Begin with the first line of the material and copy each line word for word through the line that contains "mutation_scale=12, shrinkA=0, shrinkB=0))"; the pictures are left out.

# start of Raw data

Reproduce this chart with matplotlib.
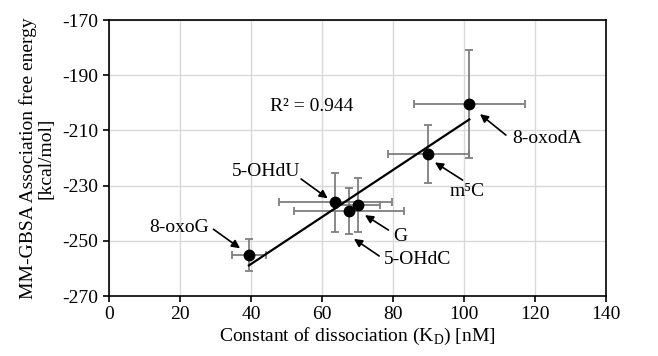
import numpy as np
import matplotlib
matplotlib.use("Agg")
import matplotlib.pyplot as plt

plt.rcParams['font.family'] = ['Liberation Serif', 'DejaVu Serif']
plt.rcParams['mathtext.fontset'] = 'custom'
plt.rcParams['mathtext.rm'] = 'Liberation Serif'
plt.rcParams['axes.unicode_minus'] = False

labels = ["8-oxoG", "5-OHdU", "5-OHdC", "G", "m⁵C", "8-oxodA"]
kd = [39.4, 63.7, 67.6, 70.2, 89.9, 101.5]
kd_err = [4.8, 15.9, 15.4, 6.0, 11.4, 15.6]
energy = [-255.1, -236.1, -239.2, -237.1, -218.7, -200.4]
energy_err = [5.7, 10.6, 8.3, 9.8, 10.5, 19.6]

# label text positions and arrow tail/head positions (data coords)
text_pos = [(28.3, -245.2), (53.8, -225.0), (77.3, -256.7), (80.0, -248.5), (96.0, -232.2), (113.7, -212.9)]
text_ha = ["right", "right", "left", "left", "left", "left"]
arrow_tail = [(29.4, -245.8), (54.1, -227.6), (76.1, -255.5), (78.7, -246.1), (99.6, -228.0), (111.8, -211.7)]
arrow_head = [(36.9, -252.7), (61.6, -234.6), (69.0, -249.3), (72.1, -240.7), (91.8, -221.6), (104.5, -204.1)]

fig = plt.figure(figsize=(6.58, 3.56), dpi=100)
ax = fig.add_axes([0.1657, 0.1685, 0.921 - 0.1657, 0.9438 - 0.1685])

ax.errorbar(kd, energy, xerr=kd_err, yerr=energy_err, fmt='none',
            ecolor='#7f7f7f', elinewidth=1.3, capsize=3, capthick=1.3, zorder=2)

# linear trendline
m, b = np.polyfit(kd, energy, 1)
xl = np.array([min(kd), max(kd)])
ax.plot(xl, m * xl + b, color='black', lw=1.6, zorder=3)

ax.plot(kd, energy, 'o', color='black', markersize=7.5, zorder=4)

for lab, tp, ha, t, h in zip(labels, text_pos, text_ha, arrow_tail, arrow_head):
    ax.text(tp[0], tp[1], lab, ha=ha, va='center', fontsize=14)
    ax.annotate('', xy=h, xytext=t,
                arrowprops=dict(arrowstyle='-|>', color='black', lw=1.2,
                                mutation_scale=12, shrinkA=0, shrinkB=0))

ax.text(45.4, -201.5, "R² = 0.944", ha='left', va='center', fontsize=14)

ax.set_xlim(0, 140)
ax.set_ylim(-270, -170)
ax.set_xticks(np.arange(0, 141, 20))
ax.set_yticks(np.arange(-270, -169, 20))
ax.grid(True, color='#d9d9d9', lw=1)
ax.set_axisbelow(True)
ax.tick_params(labelsize=14, direction='out', length=4, width=1.2, colors='black')
for s in ax.spines.values():
    s.set_linewidth(1.2)
    s.set_color('black')

ax.set_xlabel("Constant of dissociation (K$_\\mathregular{D}$) [nM]", fontsize=14, labelpad=2)
ax.set_ylabel("MM-GBSA Association free energy\n[kcal/mol]", fontsize=14, labelpad=6, linespacing=1.0)

fig.savefig("out.png", dpi=100)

# end of Raw data

• Answer for this exercise:
Reproduce this chart with matplotlib.
import numpy as np
import matplotlib
matplotlib.use("Agg")
import matplotlib.pyplot as plt

plt.rcParams['font.family'] = ['Liberation Serif', 'DejaVu Serif']
plt.rcParams['mathtext.fontset'] = 'custom'
plt.rcParams['mathtext.rm'] = 'Liberation Serif'
plt.rcParams['axes.unicode_minus'] = False

labels = ["8-oxoG", "5-OHdU", "5-OHdC", "G", "m⁵C", "8-oxodA"]
kd = [39.4, 63.7, 67.6, 70.2, 89.9, 101.5]
kd_err = [4.8, 15.9, 15.4, 6.0, 11.4, 15.6]
energy = [-255.1, -236.1, -239.2, -237.1, -218.7, -200.4]
energy_err = [5.7, 10.6, 8.3, 9.8, 10.5, 19.6]

# label text positions and arrow tail/head positions (data coords)
text_pos = [(28.3, -245.2), (53.8, -225.0), (77.3, -256.7), (80.0, -248.5), (96.0, -232.2), (113.7, -212.9)]
text_ha = ["right", "right", "left", "left", "left", "left"]
arrow_tail = [(29.4, -245.8), (54.1, -227.6), (76.1, -255.5), (78.7, -246.1), (99.6, -228.0), (111.8, -211.7)]
arrow_head = [(36.9, -252.7), (61.6, -234.6), (69.0, -249.3), (72.1, -240.7), (91.8, -221.6), (104.5, -204.1)]

fig = plt.figure(figsize=(6.58, 3.56), dpi=100)
ax = fig.add_axes([0.1657, 0.1685, 0.921 - 0.1657, 0.9438 - 0.1685])

ax.errorbar(kd, energy, xerr=kd_err, yerr=energy_err, fmt='none',
            ecolor='#7f7f7f', elinewidth=1.3, capsize=3, capthick=1.3, zorder=2)

# linear trendline
m, b = np.polyfit(kd, energy, 1)
xl = np.array([min(kd), max(kd)])
ax.plot(xl, m * xl + b, color='black', lw=1.6, zorder=3)

ax.plot(kd, energy, 'o', color='black', markersize=7.5, zorder=4)

for lab, tp, ha, t, h in zip(labels, text_pos, text_ha, arrow_tail, arrow_head):
    ax.text(tp[0], tp[1], lab, ha=ha, va='center', fontsize=14)
    ax.annotate('', xy=h, xytext=t,
                arrowprops=dict(arrowstyle='-|>', color='black', lw=1.2,
                                mutation_scale=12, shrinkA=0, shrinkB=0))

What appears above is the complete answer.